## begin Given data
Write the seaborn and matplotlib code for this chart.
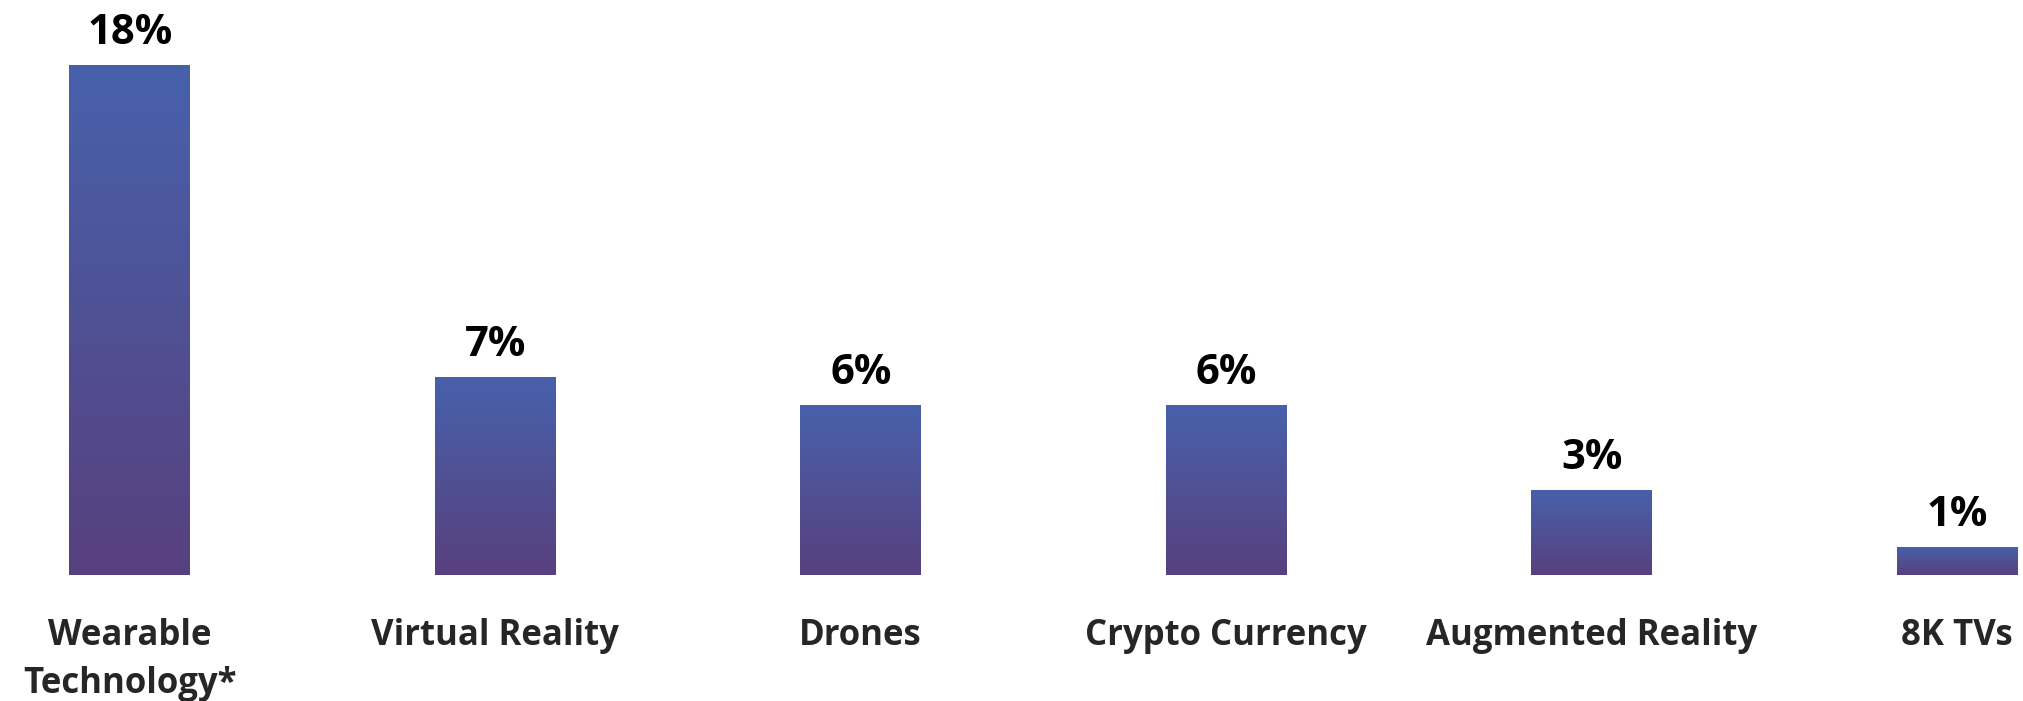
import numpy as np
import pandas as pd
import seaborn as sns
import matplotlib.pyplot as plt
from matplotlib.colors import LinearSegmentedColormap

categories = ["Wearable\nTechnology*", "Virtual Reality", "Drones",
              "Crypto Currency", "Augmented Reality", "8K TVs"]
values = [18, 7, 6, 6, 3, 1]

df = pd.DataFrame({"category": categories, "share": values})

sns.set_style("white")
plt.rcParams['font.family'] = ['Open Sans', 'DejaVu Sans']

fig = plt.figure(figsize=(20.23, 7.01), dpi=100)
ax = fig.add_axes([0, 0.1797, 1, 0.8085])

sns.barplot(data=df, x="category", y="share", ax=ax, width=0.33,
            color="#4f52a0", edgecolor="none")

# vertical gradient inside each bar (blue top -> purple bottom)
cmap = LinearSegmentedColormap.from_list("grad", ["#58407E", "#4761AB"])
grad = np.linspace(0, 1, 256).reshape(-1, 1)
for p in ax.patches:
    x0, w, h = p.get_x(), p.get_width(), p.get_height()
    im = ax.imshow(grad, cmap=cmap, origin="lower", aspect="auto",
                   extent=[x0, x0 + w, 0, h], zorder=p.get_zorder() + 0.1)
    im.set_clip_path(p)

ax.bar_label(ax.containers[0], labels=[f"{v}%" for v in values],
             padding=8, fontsize=30, fontweight="bold", color="black")

ax.set_xlim(-0.355, 5.18)
ax.set_ylim(0, 20)
ax.set_xlabel("")
ax.set_ylabel("")
ax.set_yticks([])
ax.tick_params(axis="x", length=0, pad=31)
for lab in ax.get_xticklabels():
    lab.set_fontsize(25)
    lab.set_fontweight("bold")
    lab.set_linespacing(1.45)
sns.despine(ax=ax, left=True, bottom=True)

fig.savefig("out.png", dpi=100, facecolor="white")
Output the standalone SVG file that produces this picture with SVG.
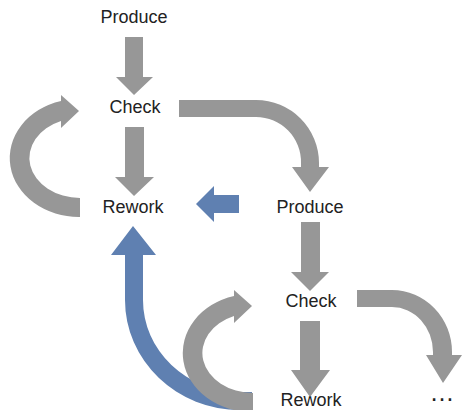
## end Given data
Output all of the entries verbatim, leaving out any images.

#### Exercise result:
Write the seaborn and matplotlib code for this chart.
import numpy as np
import pandas as pd
import seaborn as sns
import matplotlib.pyplot as plt
from matplotlib.colors import LinearSegmentedColormap

categories = ["Wearable\nTechnology*", "Virtual Reality", "Drones",
              "Crypto Currency", "Augmented Reality", "8K TVs"]
values = [18, 7, 6, 6, 3, 1]

df = pd.DataFrame({"category": categories, "share": values})

sns.set_style("white")
plt.rcParams['font.family'] = ['Open Sans', 'DejaVu Sans']

fig = plt.figure(figsize=(20.23, 7.01), dpi=100)
ax = fig.add_axes([0, 0.1797, 1, 0.8085])

sns.barplot(data=df, x="category", y="share", ax=ax, width=0.33,
            color="#4f52a0", edgecolor="none")

# vertical gradient inside each bar (blue top -> purple bottom)
cmap = LinearSegmentedColormap.from_list("grad", ["#58407E", "#4761AB"])
grad = np.linspace(0, 1, 256).reshape(-1, 1)
for p in ax.patches:
    x0, w, h = p.get_x(), p.get_width(), p.get_height()
    im = ax.imshow(grad, cmap=cmap, origin="lower", aspect="auto",
                   extent=[x0, x0 + w, 0, h], zorder=p.get_zorder() + 0.1)
    im.set_clip_path(p)

ax.bar_label(ax.containers[0], labels=[f"{v}%" for v in values],
             padding=8, fontsize=30, fontweight="bold", color="black")

ax.set_xlim(-0.355, 5.18)
ax.set_ylim(0, 20)
ax.set_xlabel("")
ax.set_ylabel("")
ax.set_yticks([])
ax.tick_params(axis="x", length=0, pad=31)
for lab in ax.get_xticklabels():
    lab.set_fontsize(25)
    lab.set_fontweight("bold")
    lab.set_linespacing(1.45)
sns.despine(ax=ax, left=True, bottom=True)

fig.savefig("out.png", dpi=100, facecolor="white")
Output the standalone SVG file that produces this picture with SVG.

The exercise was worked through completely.